By Associated Press and Staff Reports
DENVER — Authorities are investigating whether any of the workers at a Colorado dairy farm filmed kicking and hitting cows should be charged with a crime. But they could have a hard time finding the workers and prosecuting them if they do.
The undercover video, released June 11 by the Los Angeles-based group Mercy for Animals, shows clips of workers at Cactus Acres Holsteins in Fort Morgan, Colorado, individually kicking and jabbing the cows with metal poles, sometimes in their udders, pulling their tails and slamming milking apparatus into them as the cows are lined up in stalls to be milked.
The video was made from about 300 hours of footage filmed by a Mercy for Animals employee, identified as Jessica Buck by farm owner Marie Goedert. Buck, who worked at the farm, filmed from March through May 20 and then turned the footage over to the Morgan County Sheriff’s office.
Investigators have identified about a dozen workers — people shown in the video and identified by the undercover worker — accused of abuse, Sheriff Jim Crone said June 12.
The owners of the dairy, who have fired five workers and ordered additional training for seven others, have been providing information about the workers. Those who were fired may be long gone, Crone said.
The farm, which has about 2,500 cows, is owned by Jim and Marie Goedert and a member of the Kansas City-based cooperative Dairy Farmers of America.
Third party audit
The farm has been placed on probationary status following an audit by an outside group, said Dairy Farmers of America spokeswoman Monica Massey.
The audit, conducted by Validus, is part of the National Dairy Farmers Assuring Responsible Management (FARM) Program’s Willful Animal Mistreatment Protocol. The protocol sets forth a process of investigation, probation, if warranted, and corrective action.
Based on the results of the investigative audit, Cactus-Acres Holsteins has been placed on probationary status pending the successful completion of a corrective action plan.

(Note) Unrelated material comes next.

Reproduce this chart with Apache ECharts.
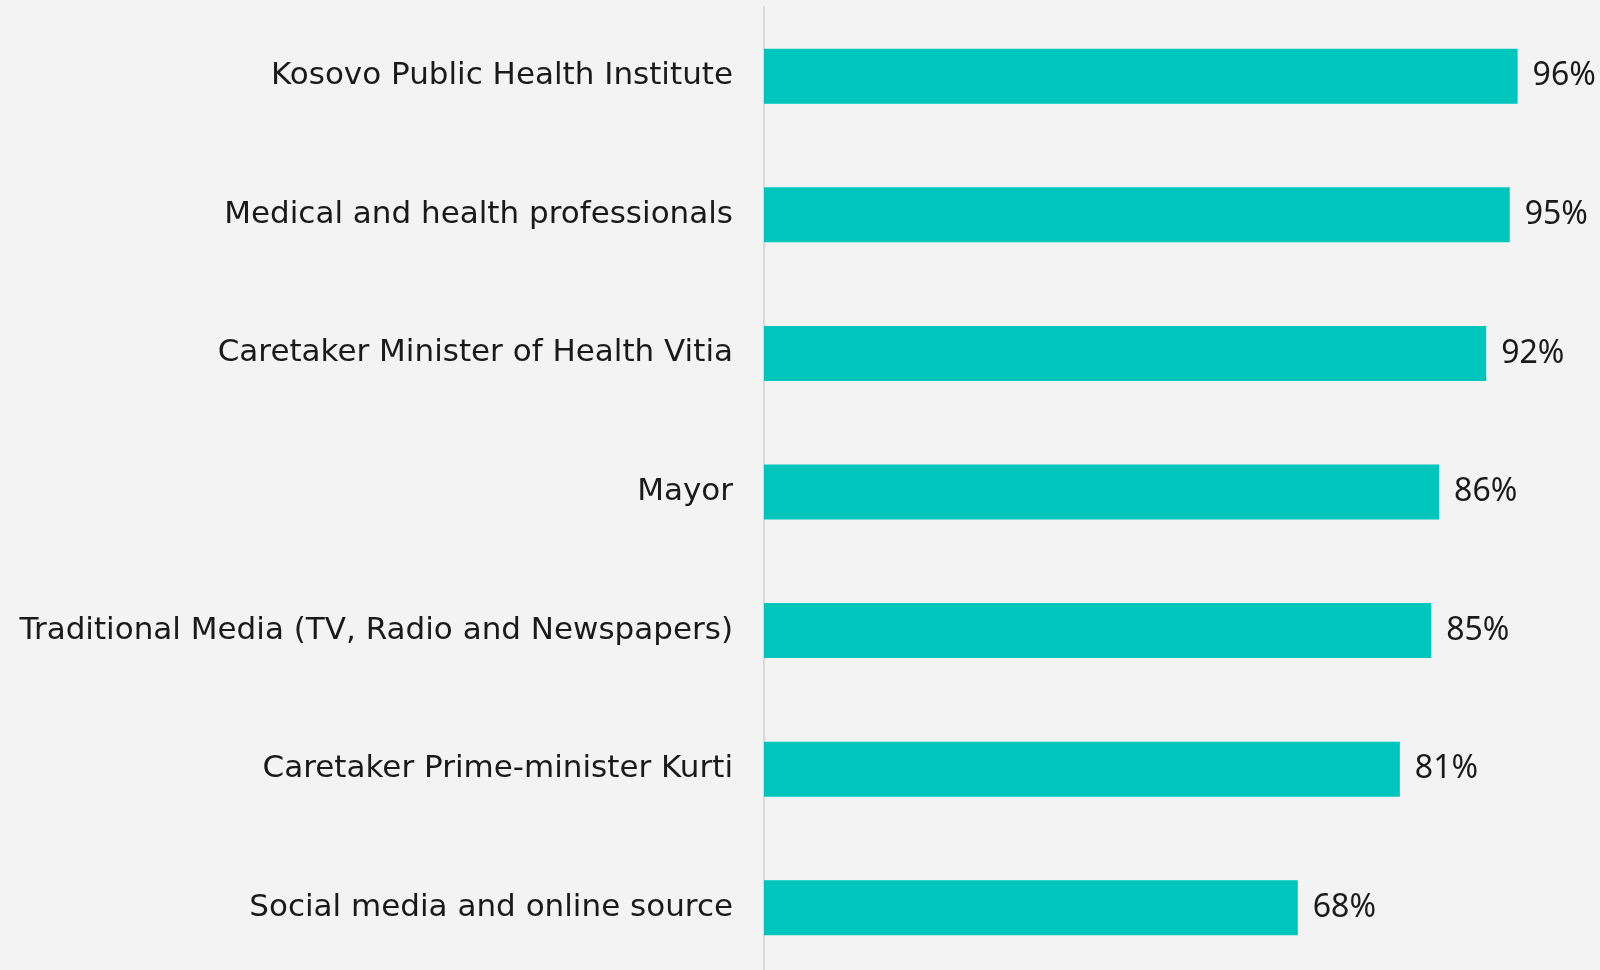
<!DOCTYPE html>
<html>
<head>
<meta charset="utf-8">
<style>
  html, body { margin: 0; padding: 0; background: #f3f3f3; }
  #chart { width: 1600px; height: 970px; }
</style>
<script src="https://cdn.jsdelivr.net/npm/echarts@6/dist/echarts.min.js"></script>
</head>
<body>
<div id="chart"></div>
<script>
// categories, top to bottom
var categories = [
    'Kosovo Public Health Institute',
    'Medical and health professionals',
    'Caretaker Minister of Health Vitia',
    'Mayor',
    'Traditional Media (TV, Radio and Newspapers)',
    'Caretaker Prime-minister Kurti',
    'Social media and online source'
];
// share in %
var values = [96, 95, 92, 86, 85, 81, 68];

(function () {
    var myChart = echarts.init(document.getElementById('chart'));
    var option = {
        backgroundColor: '#f3f3f3',
        animation: false,
        grid: {
            left: 764,
            right: 51,
            top: 7,
            height: 970, // runs a bit past the bottom edge like the original
            outerBoundsMode: 'none'
        },
        xAxis: {
            type: 'value',
            min: 0,
            max: 100,
            show: false
        },
        yAxis: {
            type: 'category',
            inverse: true, // first category on top
            data: categories,
            axisTick: { show: false },
            axisLine: {
                lineStyle: { color: '#d9d9d9', width: 2 }
            },
            axisLabel: {
                color: '#1a1a1a',
                fontSize: 31,
                fontFamily: '"DejaVu Sans", sans-serif',
                margin: 31
            }
        },
        series: [{
            type: 'bar',
            data: values,
            barWidth: 55,
            itemStyle: { color: '#00c5bc' },
            label: {
                show: true,
                position: 'right',
                distance: 15,
                color: '#1a1a1a',
                fontSize: 32,
                fontFamily: '"Noto Sans", sans-serif',
                formatter: '{c}%'
            }
        }]
    };
    myChart.setOption(option);
    window.addEventListener('resize', function () {
        myChart.resize();
    });
})();
</script>
</body>
</html>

Crone, along with Dairy Farmers of America, question why Mercy for Animals waited so long to report the abuse, which they say allowed the practices to continue and could make it harder to press possible charges.
Mercy for Animals says it has to document abuse long enough to know the extent of abuse at an operation.
The Goederts, who milk approximately 2,500 cows and employ more than 30 employees, were shocked to learn of the allegations levied against them, particularly because they use a video monitoring system on their dairy and had already terminated several employees over concerns about poor performance and animal mistreatment in the preceding weeks.
“We couldn’t believe that someone who we hired as a milker and trusted to do the right thing and care for our cows would act so contrary to our values,” said Marie Goedert of the undercover activist, Jessica Buck. “Why not bring these concerns to our attention immediately?”
“We are devastated that these acts were committed by employees on our dairy,” Goedert said. “We acknowledge that there were mistakes made and take full responsibility for those.”
DFA is planning to work with the Goederts to press charges.
“It is extremely frustrating and ineffective to simply record activities that go against industry and farm practices and protocols, rather than report it immediately,” said Massey.
“For groups that claim to have animal care and welfare as their sole mission, they seem to spend a lot of time simply observing what they think is the inhumane treatment of animals instead of stopping it. Abuse should be reported, not recorded.”
Animal behavior expert Temple Grandin, a Colorado State University professor, said the video shows abuse, not just rough handling.
“It was definitely not acceptable what they were doing,” she said.
DFA is encouraging anyone who witnesses animal abuse to report it immediately and has begun a social media campaign utilizing #ReportNotRecord.